• Task prompt:
Return all of the data exactly, with nothing left out but the pictures.

• Dataset content:
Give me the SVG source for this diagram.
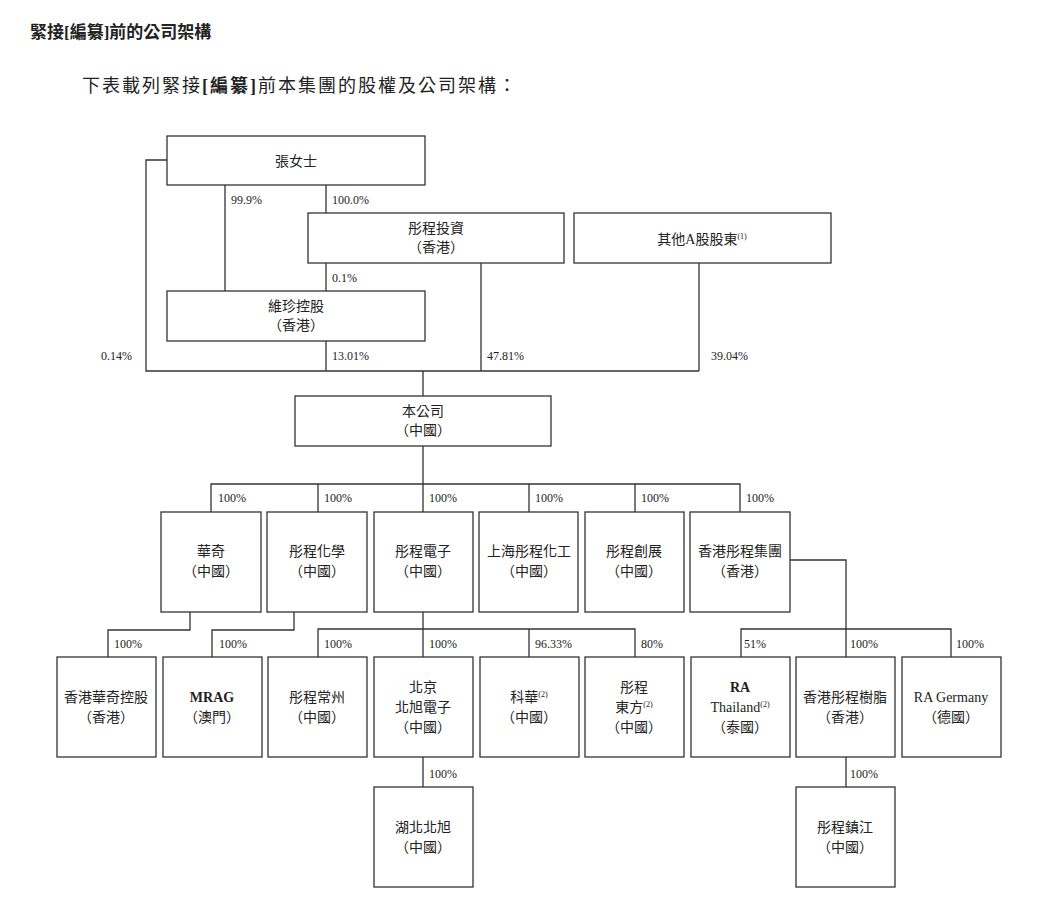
<svg xmlns="http://www.w3.org/2000/svg" width="1048" height="915" viewBox="0 0 1048 915">
<style>
text{font-family:"Liberation Serif","Noto Sans CJK TC",serif;fill:#222}
.t{font-size:13px}
.n{font-size:14px;text-anchor:middle}
.p{font-size:12px}
.s{font-size:8px}
rect{fill:#fff;stroke:#333;stroke-width:1.3}
#c path{fill:none;stroke:#333;stroke-width:1.3}
</style>
<rect x="0" y="0" width="1048" height="915" style="stroke:none"/>
<text x="30" y="38" style="font-size:17px;font-weight:bold">緊接[編纂]前的公司架構</text>
<text x="82" y="92" style="font-size:18px;letter-spacing:2px">下表載列緊接<tspan font-weight="bold">[編纂]</tspan>前本集團的股權及公司架構：</text>
<g id="c">
<path d="M167 160H146V371H699M225 185V291M326 185V213M326 263V291M326 341V371M481 263V371M699 263V371M423 371V396M423 446V484M211 512V484H740V512M318 484V512M423 484V512M529 484V512M635 484V512M190 612V630H108V657M294 612V630H212V657M423 612V657M318 657V629H635V657M529 629V657M790 560H846V657M741 657V629H951V657M423 757V787M846 757V787"/>
</g>
<g class="p">
<text x="231" y="204">99.9%</text><text x="332" y="204">100.0%</text>
<text x="332" y="282">0.1%</text>
<text x="101" y="360">0.14%</text><text x="332" y="360">13.01%</text><text x="487" y="360">47.81%</text><text x="711" y="360">39.04%</text>
<text x="218" y="502">100%</text><text x="324" y="502">100%</text><text x="429" y="502">100%</text><text x="535" y="502">100%</text><text x="641" y="502">100%</text><text x="746" y="502">100%</text>
<text x="114" y="648">100%</text><text x="219" y="648">100%</text><text x="324" y="648">100%</text><text x="429" y="648">100%</text><text x="535" y="648">96.33%</text><text x="641" y="648">80%</text>
<text x="744" y="648">51%</text><text x="850" y="648">100%</text><text x="956" y="648">100%</text>
<text x="429" y="778">100%</text><text x="850" y="778">100%</text>
</g>
<g id="n1"><rect x="167" y="136" width="258" height="49"/><text class="n" x="296" y="166">張女士</text></g>
<g id="n2"><rect x="308" y="213" width="256" height="50"/><text class="n" x="436" y="233">彤程投資</text><text class="n" x="436" y="252">（香港）</text></g>
<g id="n3"><rect x="574" y="213" width="257" height="50"/><text class="n" x="702" y="244">其他A股股東<tspan class="s" dy="-5">(1)</tspan></text></g>
<g id="n4"><rect x="167" y="291" width="258" height="50"/><text class="n" x="296" y="311">維珍控股</text><text class="n" x="296" y="330">（香港）</text></g>
<g id="n5"><rect x="295" y="396" width="256" height="50"/><text class="n" x="423" y="416">本公司</text><text class="n" x="423" y="435">（中國）</text></g>
<g id="n6"><rect x="161" y="512" width="100" height="100"/><text class="n" x="211" y="556">華奇</text><text class="n" x="211" y="576">（中國）</text></g>
<g id="n7"><rect x="267" y="512" width="100" height="100"/><text class="n" x="317" y="556">彤程化學</text><text class="n" x="317" y="576">（中國）</text></g>
<g id="n8"><rect x="374" y="512" width="99" height="100"/><text class="n" x="423" y="556">彤程電子</text><text class="n" x="423" y="576">（中國）</text></g>
<g id="n9"><rect x="479" y="512" width="99" height="100"/><text class="n" x="529" y="556">上海彤程化工</text><text class="n" x="529" y="576">（中國）</text></g>
<g id="n10"><rect x="585" y="512" width="99" height="100"/><text class="n" x="634" y="556">彤程創展</text><text class="n" x="634" y="576">（中國）</text></g>
<g id="n11"><rect x="690" y="512" width="100" height="100"/><text class="n" x="740" y="556">香港彤程集團</text><text class="n" x="740" y="576">（香港）</text></g>
<g id="n12"><rect x="57" y="657" width="99" height="100"/><text class="n" x="106" y="702">香港華奇控股</text><text class="n" x="106" y="722">（香港）</text></g>
<g id="n13"><rect x="163" y="657" width="99" height="100"/><text class="n" x="212" y="702" font-weight="bold">MRAG</text><text class="n" x="212" y="722">（澳門）</text></g>
<g id="n14"><rect x="268" y="657" width="99" height="100"/><text class="n" x="317" y="702">彤程常州</text><text class="n" x="317" y="722">（中國）</text></g>
<g id="n15"><rect x="374" y="657" width="99" height="100"/><text class="n" x="423" y="692">北京</text><text class="n" x="423" y="712">北旭電子</text><text class="n" x="423" y="732">（中國）</text></g>
<g id="n16"><rect x="480" y="657" width="99" height="100"/><text class="n" x="529" y="702">科華<tspan class="s" dy="-5">(2)</tspan></text><text class="n" x="529" y="722">（中國）</text></g>
<g id="n17"><rect x="585" y="657" width="99" height="100"/><text class="n" x="634" y="692">彤程</text><text class="n" x="634" y="712">東方<tspan class="s" dy="-5">(2)</tspan></text><text class="n" x="634" y="732">（中國）</text></g>
<g id="n18"><rect x="691" y="657" width="99" height="100"/><text class="n" x="740" y="692" font-weight="bold">RA</text><text class="n" x="740" y="712">Thailand<tspan class="s" dy="-5">(2)</tspan></text><text class="n" x="740" y="732">（泰國）</text></g>
<g id="n19"><rect x="796" y="657" width="99" height="100"/><text class="n" x="845" y="702">香港彤程樹脂</text><text class="n" x="845" y="722">（香港）</text></g>
<g id="n20"><rect x="902" y="657" width="99" height="100"/><text class="n" x="951" y="702">RA Germany</text><text class="n" x="951" y="722">（德國）</text></g>
<g id="n21"><rect x="374" y="787" width="99" height="100"/><text class="n" x="423" y="832">湖北北旭</text><text class="n" x="423" y="852">（中國）</text></g>
<g id="n22"><rect x="796" y="787" width="99" height="100"/><text class="n" x="845" y="832">彤程鎮江</text><text class="n" x="845" y="852">（中國）</text></g>
</svg>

• Task result:
Give me the SVG source for this diagram.
<svg xmlns="http://www.w3.org/2000/svg" width="1048" height="915" viewBox="0 0 1048 915">
<style>
text{font-family:"Liberation Serif","Noto Sans CJK TC",serif;fill:#222}
.t{font-size:13px}
.n{font-size:14px;text-anchor:middle}
.p{font-size:12px}
.s{font-size:8px}
rect{fill:#fff;stroke:#333;stroke-width:1.3}
#c path{fill:none;stroke:#333;stroke-width:1.3}
</style>
<rect x="0" y="0" width="1048" height="915" style="stroke:none"/>
<text x="30" y="38" style="font-size:17px;font-weight:bold">緊接[編纂]前的公司架構</text>
<text x="82" y="92" style="font-size:18px;letter-spacing:2px">下表載列緊接<tspan font-weight="bold">[編纂]</tspan>前本集團的股權及公司架構：</text>
<g id="c">
<path d="M167 160H146V371H699M225 185V291M326 185V213M326 263V291M326 341V371M481 263V371M699 263V371M423 371V396M423 446V484M211 512V484H740V512M318 484V512M423 484V512M529 484V512M635 484V512M190 612V630H108V657M294 612V630H212V657M423 612V657M318 657V629H635V657M529 629V657M790 560H846V657M741 657V629H951V657M423 757V787M846 757V787"/>
</g>
<g class="p">
<text x="231" y="204">99.9%</text><text x="332" y="204">100.0%</text>
<text x="332" y="282">0.1%</text>
<text x="101" y="360">0.14%</text><text x="332" y="360">13.01%</text><text x="487" y="360">47.81%</text><text x="711" y="360">39.04%</text>
<text x="218" y="502">100%</text><text x="324" y="502">100%</text><text x="429" y="502">100%</text><text x="535" y="502">100%</text><text x="641" y="502">100%</text><text x="746" y="502">100%</text>
<text x="114" y="648">100%</text><text x="219" y="648">100%</text><text x="324" y="648">100%</text><text x="429" y="648">100%</text><text x="535" y="648">96.33%</text><text x="641" y="648">80%</text>
<text x="744" y="648">51%</text><text x="850" y="648">100%</text><text x="956" y="648">100%</text>
<text x="429" y="778">100%</text><text x="850" y="778">100%</text>
</g>
<g id="n1"><rect x="167" y="136" width="258" height="49"/><text class="n" x="296" y="166">張女士</text></g>
<g id="n2"><rect x="308" y="213" width="256" height="50"/><text class="n" x="436" y="233">彤程投資</text><text class="n" x="436" y="252">（香港）</text></g>
<g id="n3"><rect x="574" y="213" width="257" height="50"/><text class="n" x="702" y="244">其他A股股東<tspan class="s" dy="-5">(1)</tspan></text></g>
<g id="n4"><rect x="167" y="291" width="258" height="50"/><text class="n" x="296" y="311">維珍控股</text><text class="n" x="296" y="330">（香港）</text></g>
<g id="n5"><rect x="295" y="396" width="256" height="50"/><text class="n" x="423" y="416">本公司</text><text class="n" x="423" y="435">（中國）</text></g>
<g id="n6"><rect x="161" y="512" width="100" height="100"/><text class="n" x="211" y="556">華奇</text><text class="n" x="211" y="576">（中國）</text></g>
<g id="n7"><rect x="267" y="512" width="100" height="100"/><text class="n" x="317" y="556">彤程化學</text><text class="n" x="317" y="576">（中國）</text></g>
<g id="n8"><rect x="374" y="512" width="99" height="100"/><text class="n" x="423" y="556">彤程電子</text><text class="n" x="423" y="576">（中國）</text></g>
<g id="n9"><rect x="479" y="512" width="99" height="100"/><text class="n" x="529" y="556">上海彤程化工</text><text class="n" x="529" y="576">（中國）</text></g>
<g id="n10"><rect x="585" y="512" width="99" height="100"/><text class="n" x="634" y="556">彤程創展</text><text class="n" x="634" y="576">（中國）</text></g>
<g id="n11"><rect x="690" y="512" width="100" height="100"/><text class="n" x="740" y="556">香港彤程集團</text><text class="n" x="740" y="576">（香港）</text></g>
<g id="n12"><rect x="57" y="657" width="99" height="100"/><text class="n" x="106" y="702">香港華奇控股</text><text class="n" x="106" y="722">（香港）</text></g>
<g id="n13"><rect x="163" y="657" width="99" height="100"/><text class="n" x="212" y="702" font-weight="bold">MRAG</text><text class="n" x="212" y="722">（澳門）</text></g>
<g id="n14"><rect x="268" y="657" width="99" height="100"/><text class="n" x="317" y="702">彤程常州</text><text class="n" x="317" y="722">（中國）</text></g>
<g id="n15"><rect x="374" y="657" width="99" height="100"/><text class="n" x="423" y="692">北京</text><text class="n" x="423" y="712">北旭電子</text><text class="n" x="423" y="732">（中國）</text></g>
<g id="n16"><rect x="480" y="657" width="99" height="100"/><text class="n" x="529" y="702">科華<tspan class="s" dy="-5">(2)</tspan></text><text class="n" x="529" y="722">（中國）</text></g>
<g id="n17"><rect x="585" y="657" width="99" height="100"/><text class="n" x="634" y="692">彤程</text><text class="n" x="634" y="712">東方<tspan class="s" dy="-5">(2)</tspan></text><text class="n" x="634" y="732">（中國）</text></g>
<g id="n18"><rect x="691" y="657" width="99" height="100"/><text class="n" x="740" y="692" font-weight="bold">RA</text><text class="n" x="740" y="712">Thailand<tspan class="s" dy="-5">(2)</tspan></text><text class="n" x="740" y="732">（泰國）</text></g>
<g id="n19"><rect x="796" y="657" width="99" height="100"/><text class="n" x="845" y="702">香港彤程樹脂</text><text class="n" x="845" y="722">（香港）</text></g>
<g id="n20"><rect x="902" y="657" width="99" height="100"/><text class="n" x="951" y="702">RA Germany</text><text class="n" x="951" y="722">（德國）</text></g>
<g id="n21"><rect x="374" y="787" width="99" height="100"/><text class="n" x="423" y="832">湖北北旭</text><text class="n" x="423" y="852">（中國）</text></g>
<g id="n22"><rect x="796" y="787" width="99" height="100"/><text class="n" x="845" y="832">彤程鎮江</text><text class="n" x="845" y="852">（中國）</text></g>
</svg>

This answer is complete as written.